Kline hired casting agents to find the models, unemployed workers from the Baltimore area whose old jobs Kline predicts will be made unnecessary by automation. He chose Baltimore because he uses a commercial 3D-scanning company based there to capture his subjects’ every blotch and wrinkle. “It’s a metaphor for how we’re uploading our lives into all these corporate and government databases… you’re literally digitizing the topography and topology of their body,” says the artist. The level of detail, especially in the hands of these sculptures, approaches that of living human, and yet, their hair has the consistency of a Ken doll; the technology is still developing. “You still can’t scan hair,” he says. “It comes out looking like a Chia Pet.”

Unemployment, 2016. Image courtesy the artist and 47 Canal.
Joerg Lohse

Across from the abandoned humans sits an orange shopping cart filled with bags of skin-colored silicone called “Desperation Dilation.” “There’s a Home Depot by my apartment in Brooklyn that’s particularly abject,” says Kline. A block away is a bottle recycling center, where people pushing carts filled with the recyclables from across the city converge to scrape out a living. Perhaps out of habit, I had imagined Kline was churning out his sculptures for Unemployment in a white studio with floor-to-ceiling windows, maybe located above a pastry shop in an expensive neighborhood. In reality, his studio is more modest. “Right now its in my kitchen, in Bed-Stuy,” he says.

Casual viewers might lump Kline’s work into the nascent category of “post-internet art,” a term used to describe contemporary art concerned with the increasing pervasiveness of technology. Often, post-internet art involves the materialization of the digital—think Richard Princes New Portraits, large-scale paintings of Instagram photos. Post-internet sculptures tend to be frontal in orientation, as if they were made not to be seen, but to be photographed and shared on social media. Kline hates this term and what it signifies. In his work, he believes “the internet is present—but it’s the tiniest background detail.” His practice is instead animated by the question: “What does today look like?” The internet happens to be a part of it.

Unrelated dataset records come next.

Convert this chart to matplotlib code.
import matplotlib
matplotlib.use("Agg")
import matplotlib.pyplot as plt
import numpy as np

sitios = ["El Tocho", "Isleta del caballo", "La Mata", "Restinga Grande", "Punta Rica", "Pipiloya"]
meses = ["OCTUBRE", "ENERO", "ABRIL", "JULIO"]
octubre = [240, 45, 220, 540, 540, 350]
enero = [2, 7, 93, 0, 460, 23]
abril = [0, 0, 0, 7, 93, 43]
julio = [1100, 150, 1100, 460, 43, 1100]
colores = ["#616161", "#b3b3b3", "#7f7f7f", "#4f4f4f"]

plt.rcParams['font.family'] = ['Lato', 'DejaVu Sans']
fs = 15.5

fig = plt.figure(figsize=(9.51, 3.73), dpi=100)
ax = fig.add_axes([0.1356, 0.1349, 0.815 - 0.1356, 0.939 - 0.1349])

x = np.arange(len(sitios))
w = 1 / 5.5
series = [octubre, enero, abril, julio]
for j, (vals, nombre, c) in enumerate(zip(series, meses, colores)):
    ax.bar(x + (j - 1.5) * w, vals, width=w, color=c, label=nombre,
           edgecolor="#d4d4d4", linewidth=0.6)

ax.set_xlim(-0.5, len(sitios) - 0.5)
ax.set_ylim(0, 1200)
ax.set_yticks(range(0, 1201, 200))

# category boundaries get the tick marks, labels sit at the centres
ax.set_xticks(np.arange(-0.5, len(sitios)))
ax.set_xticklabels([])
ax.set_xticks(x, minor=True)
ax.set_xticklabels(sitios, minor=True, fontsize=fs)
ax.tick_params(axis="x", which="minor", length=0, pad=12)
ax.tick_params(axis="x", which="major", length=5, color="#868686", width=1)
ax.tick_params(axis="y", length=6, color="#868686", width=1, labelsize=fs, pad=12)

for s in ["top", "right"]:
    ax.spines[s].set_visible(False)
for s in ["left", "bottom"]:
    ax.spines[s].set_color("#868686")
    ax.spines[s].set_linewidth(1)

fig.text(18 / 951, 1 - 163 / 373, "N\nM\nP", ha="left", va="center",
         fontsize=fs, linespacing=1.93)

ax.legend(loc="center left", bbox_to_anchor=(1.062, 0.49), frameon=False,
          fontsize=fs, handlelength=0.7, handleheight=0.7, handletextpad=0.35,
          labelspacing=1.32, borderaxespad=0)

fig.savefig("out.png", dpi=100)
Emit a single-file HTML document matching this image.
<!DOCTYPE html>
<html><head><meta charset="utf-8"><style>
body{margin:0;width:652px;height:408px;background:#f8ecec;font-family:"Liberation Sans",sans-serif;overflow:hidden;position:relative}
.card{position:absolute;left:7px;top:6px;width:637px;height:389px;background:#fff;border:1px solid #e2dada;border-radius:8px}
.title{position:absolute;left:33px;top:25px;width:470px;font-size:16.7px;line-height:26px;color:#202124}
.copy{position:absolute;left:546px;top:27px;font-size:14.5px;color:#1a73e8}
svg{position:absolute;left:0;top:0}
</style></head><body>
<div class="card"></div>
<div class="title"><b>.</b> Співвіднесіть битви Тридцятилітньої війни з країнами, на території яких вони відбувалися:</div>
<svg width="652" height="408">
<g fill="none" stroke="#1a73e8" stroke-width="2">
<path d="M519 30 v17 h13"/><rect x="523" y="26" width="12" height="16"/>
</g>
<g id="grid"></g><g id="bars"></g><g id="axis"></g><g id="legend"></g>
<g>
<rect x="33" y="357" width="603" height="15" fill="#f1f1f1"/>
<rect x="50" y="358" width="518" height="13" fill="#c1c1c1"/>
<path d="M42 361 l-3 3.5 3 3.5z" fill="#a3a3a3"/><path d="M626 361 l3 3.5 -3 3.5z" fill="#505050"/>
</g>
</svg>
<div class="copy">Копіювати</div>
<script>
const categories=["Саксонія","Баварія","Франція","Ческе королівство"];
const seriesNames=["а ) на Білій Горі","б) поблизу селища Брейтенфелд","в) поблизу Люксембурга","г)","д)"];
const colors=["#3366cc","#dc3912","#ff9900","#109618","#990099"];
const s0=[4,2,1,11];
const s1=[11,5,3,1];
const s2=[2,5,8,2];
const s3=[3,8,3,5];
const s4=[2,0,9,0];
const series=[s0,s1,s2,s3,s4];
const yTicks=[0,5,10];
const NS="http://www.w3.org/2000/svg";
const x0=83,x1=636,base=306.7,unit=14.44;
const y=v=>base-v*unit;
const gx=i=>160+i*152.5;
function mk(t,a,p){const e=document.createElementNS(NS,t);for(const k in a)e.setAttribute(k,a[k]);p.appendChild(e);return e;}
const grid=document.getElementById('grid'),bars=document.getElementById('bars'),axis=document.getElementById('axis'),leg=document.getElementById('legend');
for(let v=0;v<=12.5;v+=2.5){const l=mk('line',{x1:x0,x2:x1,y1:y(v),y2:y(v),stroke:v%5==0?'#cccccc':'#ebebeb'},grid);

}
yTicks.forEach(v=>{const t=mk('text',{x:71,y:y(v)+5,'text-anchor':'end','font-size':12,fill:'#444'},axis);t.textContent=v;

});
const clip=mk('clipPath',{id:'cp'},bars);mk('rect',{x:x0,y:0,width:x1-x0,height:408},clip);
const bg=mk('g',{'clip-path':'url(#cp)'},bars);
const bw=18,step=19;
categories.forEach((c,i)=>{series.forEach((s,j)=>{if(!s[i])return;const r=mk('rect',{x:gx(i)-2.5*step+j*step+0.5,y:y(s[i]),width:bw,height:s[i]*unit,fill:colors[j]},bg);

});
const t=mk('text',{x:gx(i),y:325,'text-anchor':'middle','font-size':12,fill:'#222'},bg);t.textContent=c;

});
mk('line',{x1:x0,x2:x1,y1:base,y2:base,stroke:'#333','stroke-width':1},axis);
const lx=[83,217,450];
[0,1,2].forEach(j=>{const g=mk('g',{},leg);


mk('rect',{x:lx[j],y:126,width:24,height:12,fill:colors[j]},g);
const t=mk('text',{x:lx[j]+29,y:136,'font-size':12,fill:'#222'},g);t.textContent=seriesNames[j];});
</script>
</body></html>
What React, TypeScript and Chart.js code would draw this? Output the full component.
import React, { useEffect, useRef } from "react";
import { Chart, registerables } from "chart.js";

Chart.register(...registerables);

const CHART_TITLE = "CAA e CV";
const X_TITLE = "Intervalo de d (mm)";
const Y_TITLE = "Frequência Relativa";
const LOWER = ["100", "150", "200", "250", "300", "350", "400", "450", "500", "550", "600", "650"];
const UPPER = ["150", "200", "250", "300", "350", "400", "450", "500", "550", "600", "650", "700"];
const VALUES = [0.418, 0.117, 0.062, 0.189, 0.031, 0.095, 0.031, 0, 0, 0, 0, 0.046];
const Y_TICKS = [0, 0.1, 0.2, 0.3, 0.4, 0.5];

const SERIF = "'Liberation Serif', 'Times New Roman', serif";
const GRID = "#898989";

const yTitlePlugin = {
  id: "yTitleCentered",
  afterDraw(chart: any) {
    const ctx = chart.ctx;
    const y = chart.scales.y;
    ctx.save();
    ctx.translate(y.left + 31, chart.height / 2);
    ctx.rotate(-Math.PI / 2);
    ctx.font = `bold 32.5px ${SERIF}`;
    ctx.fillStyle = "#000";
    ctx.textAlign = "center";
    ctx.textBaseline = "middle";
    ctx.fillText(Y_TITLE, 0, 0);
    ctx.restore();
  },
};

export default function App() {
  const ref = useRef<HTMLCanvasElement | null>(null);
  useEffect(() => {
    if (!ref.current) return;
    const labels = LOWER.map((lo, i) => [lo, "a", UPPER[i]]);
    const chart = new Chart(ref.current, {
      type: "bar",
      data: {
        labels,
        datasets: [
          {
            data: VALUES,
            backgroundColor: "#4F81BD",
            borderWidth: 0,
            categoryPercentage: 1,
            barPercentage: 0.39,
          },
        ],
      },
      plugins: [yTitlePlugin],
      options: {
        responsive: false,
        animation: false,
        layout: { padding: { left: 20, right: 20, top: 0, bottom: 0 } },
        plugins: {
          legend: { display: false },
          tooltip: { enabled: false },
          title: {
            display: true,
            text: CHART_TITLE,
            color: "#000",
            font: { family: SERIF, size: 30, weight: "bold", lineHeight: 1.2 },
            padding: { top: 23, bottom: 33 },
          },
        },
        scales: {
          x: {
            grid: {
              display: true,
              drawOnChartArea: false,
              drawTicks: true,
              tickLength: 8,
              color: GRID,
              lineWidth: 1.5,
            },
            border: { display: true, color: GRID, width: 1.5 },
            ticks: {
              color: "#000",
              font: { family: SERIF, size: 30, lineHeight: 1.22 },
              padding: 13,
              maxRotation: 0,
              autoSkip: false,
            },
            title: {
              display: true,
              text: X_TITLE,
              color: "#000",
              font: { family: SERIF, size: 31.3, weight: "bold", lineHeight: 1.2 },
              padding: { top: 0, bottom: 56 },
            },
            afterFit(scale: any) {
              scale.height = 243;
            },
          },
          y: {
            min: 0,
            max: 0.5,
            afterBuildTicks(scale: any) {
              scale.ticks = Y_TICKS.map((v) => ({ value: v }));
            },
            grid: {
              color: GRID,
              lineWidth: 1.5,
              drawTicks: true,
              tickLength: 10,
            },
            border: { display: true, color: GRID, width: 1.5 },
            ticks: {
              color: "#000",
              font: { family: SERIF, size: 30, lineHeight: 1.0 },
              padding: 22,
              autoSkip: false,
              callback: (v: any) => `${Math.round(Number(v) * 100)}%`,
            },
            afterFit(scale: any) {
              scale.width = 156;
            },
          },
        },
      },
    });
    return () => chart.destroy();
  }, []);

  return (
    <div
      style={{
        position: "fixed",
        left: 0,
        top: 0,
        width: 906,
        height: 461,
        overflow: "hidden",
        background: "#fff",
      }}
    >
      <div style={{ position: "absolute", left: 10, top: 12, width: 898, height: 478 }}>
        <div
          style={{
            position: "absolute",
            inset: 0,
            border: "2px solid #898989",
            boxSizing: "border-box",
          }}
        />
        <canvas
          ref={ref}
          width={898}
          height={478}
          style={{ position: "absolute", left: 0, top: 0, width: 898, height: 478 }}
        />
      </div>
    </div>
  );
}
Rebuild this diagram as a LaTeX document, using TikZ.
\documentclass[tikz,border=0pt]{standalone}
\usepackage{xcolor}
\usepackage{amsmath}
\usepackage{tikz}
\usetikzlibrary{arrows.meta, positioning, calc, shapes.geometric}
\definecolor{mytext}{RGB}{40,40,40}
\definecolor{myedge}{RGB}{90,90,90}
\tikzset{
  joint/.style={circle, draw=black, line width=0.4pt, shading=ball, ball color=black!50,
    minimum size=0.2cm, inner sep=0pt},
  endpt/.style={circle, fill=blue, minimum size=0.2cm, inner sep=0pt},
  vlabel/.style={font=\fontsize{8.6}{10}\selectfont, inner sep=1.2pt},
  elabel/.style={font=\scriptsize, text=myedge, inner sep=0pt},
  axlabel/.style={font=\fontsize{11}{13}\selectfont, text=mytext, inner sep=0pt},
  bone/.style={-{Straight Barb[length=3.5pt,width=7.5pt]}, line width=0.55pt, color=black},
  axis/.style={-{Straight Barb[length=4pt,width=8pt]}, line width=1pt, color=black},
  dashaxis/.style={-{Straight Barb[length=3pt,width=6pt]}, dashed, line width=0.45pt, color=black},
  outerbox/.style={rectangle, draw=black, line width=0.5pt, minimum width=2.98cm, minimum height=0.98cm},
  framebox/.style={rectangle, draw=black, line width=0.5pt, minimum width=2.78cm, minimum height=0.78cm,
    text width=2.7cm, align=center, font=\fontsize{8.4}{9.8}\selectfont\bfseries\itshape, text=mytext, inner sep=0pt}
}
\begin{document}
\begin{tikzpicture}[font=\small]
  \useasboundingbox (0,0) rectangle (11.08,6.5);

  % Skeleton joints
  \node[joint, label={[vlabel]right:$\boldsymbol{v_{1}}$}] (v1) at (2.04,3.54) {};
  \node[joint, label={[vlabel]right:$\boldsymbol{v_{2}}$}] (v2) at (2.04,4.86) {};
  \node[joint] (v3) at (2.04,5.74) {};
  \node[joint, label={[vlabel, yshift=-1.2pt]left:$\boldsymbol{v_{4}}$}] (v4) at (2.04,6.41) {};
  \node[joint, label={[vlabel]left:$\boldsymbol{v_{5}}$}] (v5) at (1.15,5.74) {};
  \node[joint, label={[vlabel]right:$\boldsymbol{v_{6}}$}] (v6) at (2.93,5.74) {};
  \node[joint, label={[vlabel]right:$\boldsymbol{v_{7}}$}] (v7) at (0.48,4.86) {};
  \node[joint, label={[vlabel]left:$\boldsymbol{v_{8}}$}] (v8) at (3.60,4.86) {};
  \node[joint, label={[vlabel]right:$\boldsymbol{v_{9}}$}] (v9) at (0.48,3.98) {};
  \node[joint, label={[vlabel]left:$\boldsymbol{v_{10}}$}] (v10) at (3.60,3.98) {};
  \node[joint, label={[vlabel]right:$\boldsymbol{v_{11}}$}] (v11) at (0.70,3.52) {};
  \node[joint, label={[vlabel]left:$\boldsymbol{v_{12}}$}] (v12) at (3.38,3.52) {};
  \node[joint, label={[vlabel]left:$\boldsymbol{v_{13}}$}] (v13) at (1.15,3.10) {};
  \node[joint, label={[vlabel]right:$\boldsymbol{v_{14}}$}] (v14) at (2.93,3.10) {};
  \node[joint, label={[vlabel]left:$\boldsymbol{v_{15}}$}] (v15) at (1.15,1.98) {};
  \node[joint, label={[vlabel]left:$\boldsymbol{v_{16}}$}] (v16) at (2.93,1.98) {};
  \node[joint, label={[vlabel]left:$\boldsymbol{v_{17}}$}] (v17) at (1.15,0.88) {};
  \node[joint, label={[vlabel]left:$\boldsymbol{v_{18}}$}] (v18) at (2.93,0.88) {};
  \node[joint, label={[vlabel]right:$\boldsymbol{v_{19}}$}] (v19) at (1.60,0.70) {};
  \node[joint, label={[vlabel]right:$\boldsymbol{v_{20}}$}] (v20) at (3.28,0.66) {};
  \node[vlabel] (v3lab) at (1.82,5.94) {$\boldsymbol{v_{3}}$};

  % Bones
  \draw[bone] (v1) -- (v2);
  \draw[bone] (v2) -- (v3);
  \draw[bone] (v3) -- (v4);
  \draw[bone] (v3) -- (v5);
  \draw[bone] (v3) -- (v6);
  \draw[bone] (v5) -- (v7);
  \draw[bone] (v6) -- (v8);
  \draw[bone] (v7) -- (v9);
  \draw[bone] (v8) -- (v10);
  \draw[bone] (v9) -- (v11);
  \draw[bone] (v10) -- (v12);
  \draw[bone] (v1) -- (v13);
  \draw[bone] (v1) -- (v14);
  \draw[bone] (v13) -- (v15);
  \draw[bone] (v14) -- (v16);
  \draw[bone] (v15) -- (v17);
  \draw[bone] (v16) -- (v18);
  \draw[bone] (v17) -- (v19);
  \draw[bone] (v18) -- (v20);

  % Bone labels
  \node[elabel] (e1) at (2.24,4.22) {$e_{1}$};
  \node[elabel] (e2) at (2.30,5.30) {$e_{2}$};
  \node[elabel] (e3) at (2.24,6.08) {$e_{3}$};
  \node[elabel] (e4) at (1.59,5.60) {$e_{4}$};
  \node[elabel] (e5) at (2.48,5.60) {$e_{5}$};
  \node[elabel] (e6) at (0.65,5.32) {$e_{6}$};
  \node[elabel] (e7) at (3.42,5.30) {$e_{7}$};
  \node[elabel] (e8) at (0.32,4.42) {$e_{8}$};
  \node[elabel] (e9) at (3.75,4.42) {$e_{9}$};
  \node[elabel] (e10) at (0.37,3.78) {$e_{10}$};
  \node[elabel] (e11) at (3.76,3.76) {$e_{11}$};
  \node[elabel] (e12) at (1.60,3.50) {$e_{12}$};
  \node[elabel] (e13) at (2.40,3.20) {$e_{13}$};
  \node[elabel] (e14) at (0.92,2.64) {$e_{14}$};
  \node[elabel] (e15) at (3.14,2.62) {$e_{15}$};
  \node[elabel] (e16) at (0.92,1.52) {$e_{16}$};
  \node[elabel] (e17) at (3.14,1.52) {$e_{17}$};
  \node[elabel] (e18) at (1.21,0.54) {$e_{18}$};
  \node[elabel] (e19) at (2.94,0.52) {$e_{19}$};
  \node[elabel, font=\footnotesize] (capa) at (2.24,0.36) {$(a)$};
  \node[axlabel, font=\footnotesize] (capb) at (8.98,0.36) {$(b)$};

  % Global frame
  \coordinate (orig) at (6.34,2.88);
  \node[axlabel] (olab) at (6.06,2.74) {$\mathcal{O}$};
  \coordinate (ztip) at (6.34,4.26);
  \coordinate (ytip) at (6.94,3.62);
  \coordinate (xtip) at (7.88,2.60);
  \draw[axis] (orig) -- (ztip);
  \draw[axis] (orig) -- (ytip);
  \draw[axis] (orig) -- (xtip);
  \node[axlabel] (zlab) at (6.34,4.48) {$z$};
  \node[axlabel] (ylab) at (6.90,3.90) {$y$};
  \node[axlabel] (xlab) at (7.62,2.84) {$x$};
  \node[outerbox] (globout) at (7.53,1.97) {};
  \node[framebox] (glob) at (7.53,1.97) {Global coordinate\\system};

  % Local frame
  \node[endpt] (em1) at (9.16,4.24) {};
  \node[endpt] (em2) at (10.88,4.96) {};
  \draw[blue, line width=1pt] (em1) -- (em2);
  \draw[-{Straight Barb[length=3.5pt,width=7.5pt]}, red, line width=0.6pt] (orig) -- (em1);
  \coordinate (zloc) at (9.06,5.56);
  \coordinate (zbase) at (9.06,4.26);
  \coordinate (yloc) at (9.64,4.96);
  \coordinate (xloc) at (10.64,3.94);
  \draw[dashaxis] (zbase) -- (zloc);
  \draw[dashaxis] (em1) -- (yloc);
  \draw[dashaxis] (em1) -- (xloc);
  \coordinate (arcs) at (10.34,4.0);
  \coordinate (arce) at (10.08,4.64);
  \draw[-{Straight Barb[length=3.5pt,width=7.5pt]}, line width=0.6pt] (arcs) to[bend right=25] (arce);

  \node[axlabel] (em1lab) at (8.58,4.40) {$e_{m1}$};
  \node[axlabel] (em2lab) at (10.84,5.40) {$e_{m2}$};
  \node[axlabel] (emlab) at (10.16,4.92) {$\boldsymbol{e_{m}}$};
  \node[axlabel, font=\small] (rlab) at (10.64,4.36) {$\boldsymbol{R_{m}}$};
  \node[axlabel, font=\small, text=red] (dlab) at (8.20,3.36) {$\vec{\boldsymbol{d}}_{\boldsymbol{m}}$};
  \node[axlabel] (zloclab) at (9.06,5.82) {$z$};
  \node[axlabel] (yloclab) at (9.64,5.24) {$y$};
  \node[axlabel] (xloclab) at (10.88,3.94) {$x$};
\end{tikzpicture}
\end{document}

Kline’s oeuvre may be future-oriented, but his values are the opposite of so many young artists working today, who have turned to celebrating the surfaces and tropes of digital technology and communication. The art collectives Dis, K-Hole, and The Jogging come to mind, each engaged in the mining, reproduction, and monetization of internet culture—Dis as fashion and lifestyle, K-Hole as corporate branding, The Jogging as all-consuming archive. Kline’s work engages in similar material, but always with the aim of pealing back the shiny facades of digital technologies rather than polishing them further. Instead of embracing the plugged in life, much of Kline’s work shows “creative labor’s role in creating a new kind of economy,” one that diminishes humanity for productivity.

Kline’s first two solo shows, Dignity and Self-Respect and Quality of Life, explored the lifestyle and lifecycle of celebrities from Kurt Cobain to Nicki Minaj, and Kline didn’t like what he found: He doesn’t have active Twitter or Facebook accounts and the text of his website is written in Latin. Whether Kline’s reticence is politically motivated given his interest in corporate and government surveillance, or just a kind of lifestyle choice, a digital colonic—it’s hard to tell. Sitting in the back room at 47 Canal, he seemed like he would rather use one of the saws hanging from the wall to hack off a limb than answer questions about his personal life. “I’m an artist, not an actor,” he says. Kline believes his life is boring, and would like to keep those boring details to himself. “What does it matter what color sweatshirt I’m wearing?” It was blue.